Is accreditation part of the issue/solution?
Who should be on the accrediting bodies? Whose agenda(s) do they represent?
(Related) Issue #2: Only doing what one’s peer groups are doing.
From DSC:
If the entire boat is sinking, does it matter what your peers are doing?!? Isn’t it time for bigger thinking? Bolder thinking? More (and careful/well-thought-through) experimentation?
Paul Freedman states this as well in his article:
I have heard people in the industry compare the current state of higher education to a sinking ship. If that is accurate, then accreditors should be viewed as the ones who are literally nailing down the deck chairs to the Titanic. We need to keep the students we are all dedicated to serving from going down with the ship. We, as the education industry and as US citizens, need to fight for accreditation reform.
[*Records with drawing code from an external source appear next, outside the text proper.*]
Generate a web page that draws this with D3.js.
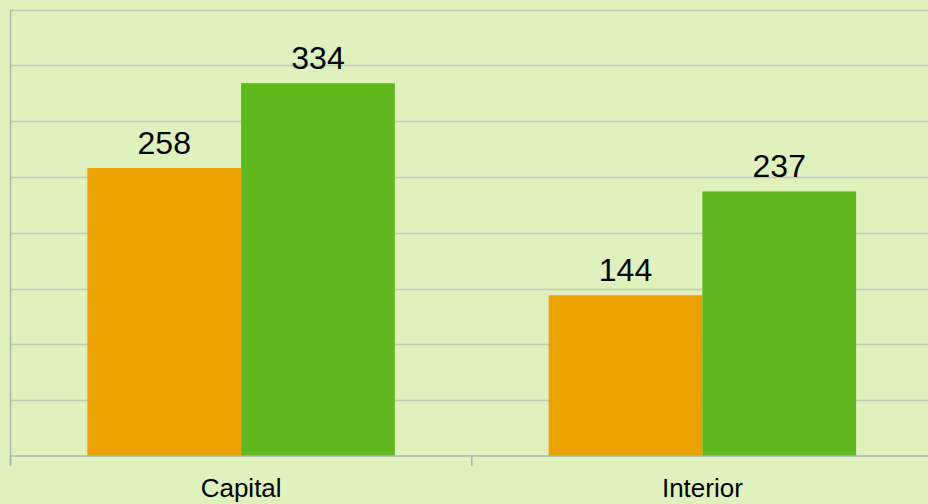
<!DOCTYPE html>
<html>
<head>
<meta charset="utf-8">
<script src="https://cdn.jsdelivr.net/npm/d3@7"></script>
<style>
  html, body { margin: 0; padding: 0; background: #dff2bd; }
  svg { display: block; }
</style>
</head>
<body>
<div class="chart"></div>
<script>
const categories = ["Capital", "Interior"];
const seriesA = [258, 144];
const seriesB = [334, 237];
const yTicks = [0, 50, 100, 150, 200, 250, 300, 350, 400];

const w = 928;
const h = 504;
const padL = 10.5, padT = 9.5, baseY = 456, padR = 933;

let svg = d3.select(".chart").append("svg")
  .attr("width", w)
  .attr("height", h);

svg.append("rect")
  .attr("width", w).attr("height", h)
  .attr("fill", "#dff2bd");

const xScale = d3.scaleBand()
  .domain(categories)
  .range([padL, padR])
  .paddingInner(0)
  .paddingOuter(0);

const inner = d3.scaleBand()
  .domain(["a", "b"])
  .range([0, xScale.bandwidth()])
  .paddingOuter(0.5)
  .paddingInner(0);

const yScale = d3.scaleLinear().domain([0, 400]).range([baseY, padT]);

// gridlines
svg.append("g")
  .selectAll("line")
  .data(yTicks.slice(1))
  .enter()
  .append("line")
  .attr("x1", padL).attr("x2", w)
  .attr("y1", d => Math.round(yScale(d)) + 0.5)
  .attr("y2", d => Math.round(yScale(d)) + 0.5)
  .attr("stroke", "#c3c8b8")
  .attr("stroke-width", 1.5);

// left axis line
svg.append("line")
  .attr("x1", padL).attr("x2", padL)
  .attr("y1", padT).attr("y2", baseY + 10)
  .attr("stroke", "#b3b3b3").attr("stroke-width", 1.5);

// bars
const groups = categories.map((c, i) => ({ cat: c, vals: [["a", seriesA[i]], ["b", seriesB[i]]] }));
const colors = { a: "#e8a202", b: "#5eb91e" };

let g = svg.selectAll(".grp")
  .data(groups)
  .enter()
  .append("g")
  .attr("transform", d => `translate(${xScale(d.cat)},0)`);

g.selectAll("rect")
  .data(d => d.vals)
  .enter()
  .append("rect")
  .attr("x", d => inner(d[0]))
  .attr("y", d => yScale(d[1]))
  .attr("width", inner.bandwidth())
  .attr("height", d => baseY - yScale(d[1]))
  .attr("fill", d => colors[d[0]]);

g.selectAll("text")
  .data(d => d.vals)
  .enter()
  .append("text")
  .attr("x", d => inner(d[0]) + inner.bandwidth() / 2)
  .attr("y", d => yScale(d[1]) - 14)
  .attr("text-anchor", "middle")
  .attr("font-family", "Liberation Sans, Arial, sans-serif")
  .attr("font-size", 32)
  .attr("fill", "#000")
  .text(d => d[1]);

// bottom axis
const xAxis = d3.axisBottom(xScale).tickSize(0).tickPadding(23);
let ax = svg.append("g")
  .attr("transform", `translate(0,${baseY})`)
  .call(xAxis);
ax.select(".domain").remove();
ax.selectAll("text")
  .attr("font-family", "Liberation Sans, Arial, sans-serif")
  .attr("font-size", 26)
  .attr("fill", "#000");

svg.append("line")
  .attr("x1", padL).attr("x2", w)
  .attr("y1", baseY).attr("y2", baseY)
  .attr("stroke", "#b3b3b3").attr("stroke-width", 1.5);

svg.append("g")
  .selectAll("line")
  .data(categories.map(c => xScale(c)).concat([padR]))
  .enter()
  .append("line")
  .attr("x1", d => d).attr("x2", d => d)
  .attr("y1", baseY).attr("y2", baseY + 10)
  .attr("stroke", "#b3b3b3").attr("stroke-width", 1.5);
</script>
</body>
</html>
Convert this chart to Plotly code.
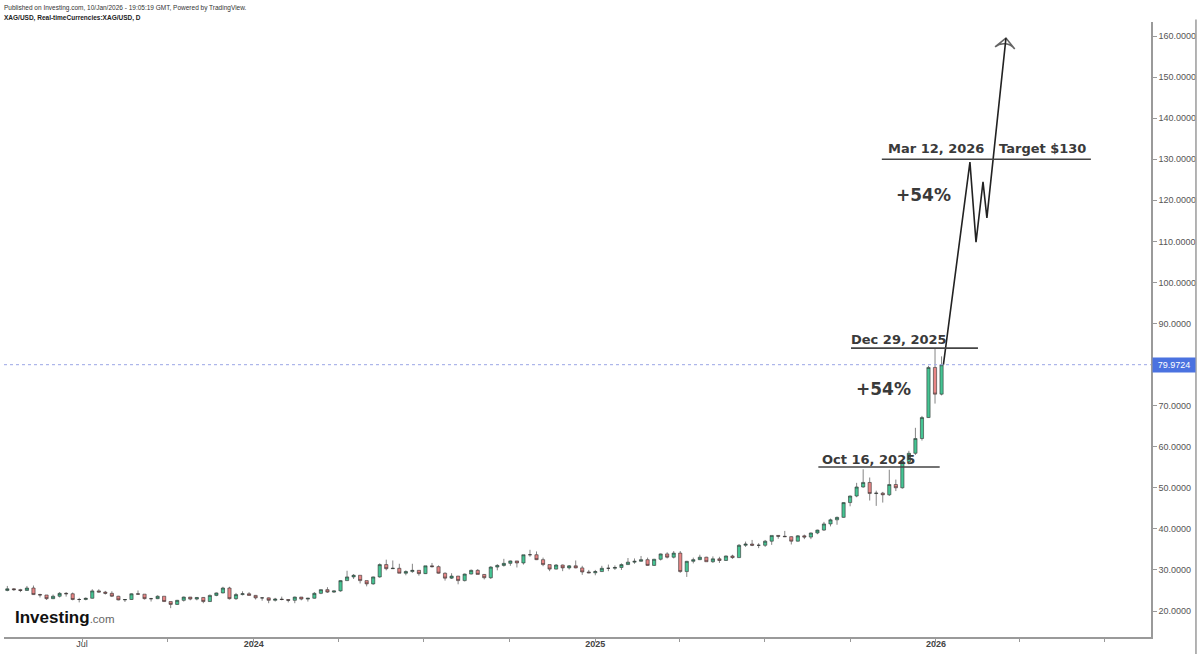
import plotly.graph_objects as go
import pandas as pd

# ---------------- data (weekly XAG/USD candles) ----------------
first_week = "2023-04-12"   # mid-week date of the first weekly candle

opens = [
    # 2023
    25.0, 25.4, 25.2, 25.0, 25.6, 24.0, 23.9, 23.0, 23.6, 24.3, 24.2, 22.8, 22.8, 23.1, 24.9, 24.6,
    24.3, 23.6, 22.7, 22.8, 24.2, 24.1, 23.0, 23.0, 23.6, 22.3, 21.6, 22.6, 23.4, 22.9, 23.3, 22.3,
    23.8, 24.4, 25.6, 23.0, 24.0, 24.2,
    # 2024
    23.8, 23.2, 23.2, 22.6, 22.9, 22.8, 22.6, 23.4, 22.9, 23.1, 24.3, 25.2, 24.6, 24.9, 27.4, 28.3,
    28.7, 27.4, 26.6, 28.3, 31.3, 30.3, 30.4, 29.2, 29.6, 29.9, 29.1, 31.0, 30.8, 29.2, 28.0, 28.5,
    27.4, 29.0, 29.9, 28.9, 28.1, 30.7, 31.1, 31.6, 32.2, 31.7, 33.7, 33.7, 32.5, 31.3, 30.2, 31.2,
    30.5, 31.0, 30.5, 29.5,
    # 2025
    29.3, 29.6, 30.4, 30.4, 30.6, 31.3, 31.9, 32.1, 32.5, 31.1, 32.6, 33.9, 33.1, 34.1, 29.6, 32.1,
    32.5, 33.1, 32.0, 32.7, 32.3, 33.4, 33.0, 36.0, 36.3, 36.0, 36.0, 37.0, 38.4, 38.2, 38.1, 37.0,
    38.3, 38.0, 39.0, 39.7, 41.2, 42.2, 42.8, 46.4, 48.0, 50.2, 51.3, 48.6, 48.7, 48.3, 50.8, 50.0,
    56.4, 58.4, 62.0, 67.1,
    # 2026
    79.3, 72.8,
]
highs = [
    26.1, 25.6, 25.4, 26.1, 26.2, 24.2, 23.9, 24.0, 24.6, 24.6, 24.5, 23.2, 23.3, 25.3, 25.3, 24.9,
    24.8, 23.7, 22.9, 24.3, 25.0, 24.1, 23.2, 23.8, 23.6, 22.3, 22.7, 23.5, 23.4, 23.4, 23.4, 24.0,
    24.5, 25.9, 25.9, 24.4, 24.8, 24.6,
    23.9, 23.3, 23.3, 23.2, 23.5, 22.9, 23.5, 23.4, 23.2, 24.6, 25.3, 25.8, 25.0, 27.5, 29.8, 29.0,
    28.7, 27.4, 28.4, 31.6, 32.5, 32.3, 31.5, 29.9, 31.5, 29.9, 31.0, 31.7, 31.1, 29.4, 29.2, 28.5,
    29.1, 30.1, 30.2, 29.0, 30.9, 31.4, 32.7, 32.3, 32.2, 33.7, 34.9, 34.5, 33.0, 31.3, 31.4, 31.3,
    31.2, 32.3, 31.0, 30.0,
    30.0, 31.0, 31.3, 31.1, 31.6, 32.9, 32.8, 33.4, 33.0, 32.7, 34.0, 34.3, 34.6, 34.6, 32.2, 33.0,
    33.7, 33.2, 33.3, 33.2, 33.5, 33.7, 36.3, 36.9, 37.3, 36.5, 37.3, 38.4, 38.5, 39.5, 38.2, 38.5,
    38.6, 39.1, 39.8, 41.7, 42.5, 43.0, 46.5, 48.1, 51.2, 54.5, 52.5, 49.3, 49.0, 54.4, 52.0, 56.5,
    59.0, 64.6, 67.5, 79.7,
    84.0, 82.0,
]
lows = [
    24.8, 24.9, 24.6, 24.9, 23.9, 23.3, 22.7, 22.9, 23.3, 23.5, 22.6, 22.1, 22.6, 23.0, 24.5, 24.0,
    23.4, 22.6, 22.2, 22.7, 24.0, 22.8, 22.3, 22.9, 22.2, 20.7, 21.5, 22.3, 22.6, 22.6, 21.9, 22.2,
    23.6, 24.3, 22.8, 22.7, 23.8, 23.8,
    22.8, 22.5, 21.9, 22.3, 22.6, 22.1, 21.9, 22.6, 22.3, 23.0, 24.1, 24.4, 24.4, 24.7, 27.3, 27.8,
    26.7, 26.0, 26.4, 28.1, 29.9, 30.3, 29.2, 28.7, 29.3, 28.6, 29.0, 30.6, 29.1, 27.4, 27.8, 26.5,
    27.2, 28.9, 28.9, 27.7, 27.8, 29.9, 30.8, 31.0, 30.6, 31.3, 33.2, 32.4, 30.9, 29.7, 30.1, 29.7,
    30.1, 30.4, 28.8, 29.2,
    28.7, 29.5, 29.7, 30.0, 30.0, 31.2, 31.5, 32.0, 31.0, 31.0, 32.3, 32.8, 32.8, 29.3, 28.3, 31.6,
    32.4, 32.0, 31.7, 31.7, 32.2, 32.7, 32.9, 35.6, 35.8, 35.3, 35.6, 36.1, 37.6, 38.0, 36.2, 36.9,
    37.5, 37.5, 38.7, 39.5, 40.6, 41.0, 42.7, 45.5, 47.7, 50.0, 46.9, 45.6, 46.4, 48.0, 49.2, 49.8,
    55.7, 58.0, 61.5, 67.0,
    70.5, 72.5,
]
closes = [
    25.4, 25.2, 25.0, 25.6, 24.0, 23.9, 23.0, 23.6, 24.3, 24.2, 22.8, 22.8, 23.1, 24.9, 24.6, 24.3,
    23.6, 22.7, 22.8, 24.2, 24.1, 23.0, 23.0, 23.6, 22.3, 21.6, 22.6, 23.4, 22.9, 23.3, 22.3, 23.8,
    24.4, 25.6, 23.0, 24.0, 24.2, 23.8,
    23.2, 23.2, 22.6, 22.9, 22.8, 22.6, 23.4, 22.9, 23.1, 24.3, 25.2, 24.6, 24.9, 27.4, 28.3, 28.7,
    27.4, 26.6, 28.3, 31.3, 30.3, 30.4, 29.2, 29.6, 29.9, 29.1, 31.0, 30.8, 29.2, 28.0, 28.5, 27.4,
    29.0, 29.9, 28.9, 28.1, 30.7, 31.1, 31.6, 32.2, 31.7, 33.7, 33.7, 32.5, 31.3, 30.2, 31.2, 30.5,
    31.0, 30.5, 29.5, 29.3,
    29.6, 30.4, 30.4, 30.6, 31.3, 31.9, 32.1, 32.5, 31.1, 32.6, 33.9, 33.1, 34.1, 29.6, 32.1, 32.5,
    33.1, 32.0, 32.7, 32.3, 33.4, 33.0, 36.0, 36.3, 36.0, 36.0, 37.0, 38.4, 38.2, 38.1, 37.0, 38.3,
    38.0, 39.0, 39.7, 41.2, 42.2, 42.8, 46.4, 48.0, 50.2, 51.3, 48.6, 48.7, 48.3, 50.8, 50.0, 56.4,
    58.4, 62.0, 67.1, 79.3,
    72.8, 79.9724,
]

last_price = 79.9724

# projected path drawn on the chart
proj_dates = ["2026-01-09", "2026-02-06 10:00", "2026-02-12 22:00",
              "2026-02-20 10:00", "2026-02-24 14:00", "2026-03-17"]
proj_values = [79.97, 129.3, 109.8, 124.5, 115.7, 159.5]

# horizontal reference levels
level_values = [55.06, 84.0, 130.0]
level_starts = ["2025-08-28", "2025-10-02", "2025-11-04"]
level_ends = ["2026-01-05", "2026-02-15", "2026-06-16"]

label_texts = ["Oct 16, 2025", "Dec 29, 2025", "Mar 12, 2026", "Target $130"]
label_dates = ["2025-10-21", "2025-11-22", "2026-01-01", "2026-04-25"]
label_values = [57.0, 86.2, 132.5, 132.5]

pct_texts = ["+54%", "+54%"]
pct_dates = ["2025-11-06", "2025-12-19"]
pct_values = [74.05, 121.3]

ytick_vals = list(range(20, 161, 10))
xtick_dates = ["2023-07-01", "2023-10-01", "2024-01-01", "2024-04-01", "2024-07-01",
               "2024-10-01", "2025-01-01", "2025-04-01", "2025-07-01", "2025-10-01",
               "2026-01-01", "2026-04-01", "2026-07-01"]
xtick_text = ["Jul", "", "<b>2024</b>", "", "", "", "<b>2025</b>", "", "", "",
              "<b>2026</b>", "", ""]

dates = pd.date_range(first_week, periods=len(closes), freq="7D")

# ---------------- figure ----------------
fig = go.Figure()

fig.add_trace(go.Candlestick(
    x=dates, open=opens, high=highs, low=lows, close=closes,
    increasing=dict(fillcolor="#45c493", line=dict(color="#333333", width=0.6)),
    decreasing=dict(fillcolor="#e88585", line=dict(color="#333333", width=0.6)),
    whiskerwidth=0, showlegend=False, hoverinfo="skip",
))

fig.add_trace(go.Scatter(
    x=proj_dates, y=proj_values, mode="lines",
    line=dict(color="#222222", width=1.6), showlegend=False, hoverinfo="skip",
))
fig.add_trace(go.Scatter(
    x=proj_dates[-2:], y=proj_values[-2:], mode="markers",
    marker=dict(symbol="arrow-wide-open", size=[0, 14], angleref="previous",
                color="#222222", line=dict(color="#222222", width=1.6)),
    showlegend=False, hoverinfo="skip",
))

shapes = []
for v, x0, x1 in zip(level_values, level_starts, level_ends):
    shapes.append(dict(type="line", xref="x", yref="y", x0=x0, x1=x1, y0=v, y1=v,
                       line=dict(color="#444444", width=1.6)))
# last price dotted line
shapes.append(dict(type="line", xref="paper", yref="y", x0=0, x1=1, y0=last_price, y1=last_price,
                   line=dict(color="#9aa6e6", width=1, dash="dot")))
# outer right frame line
shapes.append(dict(type="line", xref="paper", yref="paper", x0=1.0392, x1=1.0392, y0=-0.03, y1=1.004,
                   line=dict(color="#9a9a9a", width=1.5)))

annotations = []
for t, d, v in zip(label_texts, label_dates, label_values):
    annotations.append(dict(x=d, y=v, xref="x", yref="y", text=f"<b>{t}</b>", showarrow=False,
                            font=dict(family="DejaVu Sans", size=13, color="#3a3a3a")))
for t, d, v in zip(pct_texts, pct_dates, pct_values):
    annotations.append(dict(x=d, y=v, xref="x", yref="y", text=f"<b>{t}</b>", showarrow=False,
                            font=dict(family="DejaVu Sans", size=17, color="#3a3a3a")))
# last price label
annotations.append(dict(x=1, y=last_price, xref="paper", yref="y", xanchor="left", xshift=1,
                        text=f"{last_price:.4f}", showarrow=False, bgcolor="#4a72e0",
                        width=40, height=12, borderpad=1,
                        font=dict(family="Liberation Sans, Arial", size=9, color="white")))
# header
annotations.append(dict(x=-0.0017, y=1.0235, xref="paper", yref="paper", xanchor="left", yanchor="middle",
                        text="Published on Investing.com, 10/Jan/2026 - 19:05:19 GMT, Powered by TradingView.",
                        showarrow=False, font=dict(family="Liberation Sans, Arial", size=6.5, color="#333")))
annotations.append(dict(x=-0.0017, y=1.007, xref="paper", yref="paper", xanchor="left", yanchor="middle",
                        text="<b>XAG/USD, Real-timeCurrencies:XAG/USD, D</b>",
                        showarrow=False, font=dict(family="Liberation Sans, Arial", size=6.5, color="#222")))
# logo
annotations.append(dict(x=0.0075, y=0.031, xref="paper", yref="paper", xanchor="left", yanchor="middle",
                        text="<b>Investing</b><span style='color:#666;font-size:11.5px'>.com</span>",
                        showarrow=False, font=dict(family="Liberation Sans, Arial", size=17, color="#111")))

fig.update_layout(
    width=1200, height=654,
    margin=dict(l=4, r=49, t=22, b=17, autoexpand=False),
    paper_bgcolor="white", plot_bgcolor="white",
    shapes=shapes, annotations=annotations,
    showlegend=False,
    xaxis=dict(
        type="date", range=["2023-04-08 10:00", "2026-08-19 10:00"],
        rangeslider=dict(visible=False), automargin=False,
        tickmode="array", tickvals=xtick_dates, ticktext=xtick_text,
        ticks="outside", ticklen=3, tickcolor="#999", tickwidth=1,
        ticklabelstandoff=-6,
        showline=True, linecolor="#9a9a9a", linewidth=1.5,
        showgrid=False, zeroline=False,
        tickfont=dict(family="Liberation Sans, Arial", size=9, color="#444"),
    ),
    yaxis=dict(
        side="right", range=[13.67, 163.41], automargin=False,
        tickmode="array", tickvals=ytick_vals, tickformat=".4f",
        ticks="outside", ticklen=4, tickcolor="#999", tickwidth=1,
        showline=True, linecolor="#9a9a9a", linewidth=1.5,
        showgrid=False, zeroline=False,
        tickfont=dict(family="Liberation Sans, Arial", size=9, color="#555"),
    ),
)

fig.write_html("out.html")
I ask these questions and pose the above picture not to promote panic — but rather to strongly encourage change. Institutions of higher education need to adapt in order to stay relevant, survive, and to properly equip future generations for the world they will be entering.
If not, students will find other ways to be successful — and so will corporations.
Addendum on 9/3/13:
- Higher Ed Accrediting Commissions: Transparency for thee, not for me — from mfeldstein.com by Phil Hill
Excerpt:
Why do I keep covering accreditation issues on e-Literate, a blog nominally about online learning and educational technology? The reason is that accrediting commissions have enormous influence on higher education institutions, particularly as the industry wrestles with questions of which changes are necessary, which changes are worth trying but might not work, and which changes should be avoided. If there really is a shift in the DOE’s views on accreditation or in the accrediting commissions’ interpretation of standards, then that could have fairly profound cascade effects on competency-based learning programs, private online colleges, MOOCs, and online service providers.That is also why the lack of transparency from the accrediting commissions is so troubling. They are making decisions that have profound effects on many institutions, not just the specific schools under review.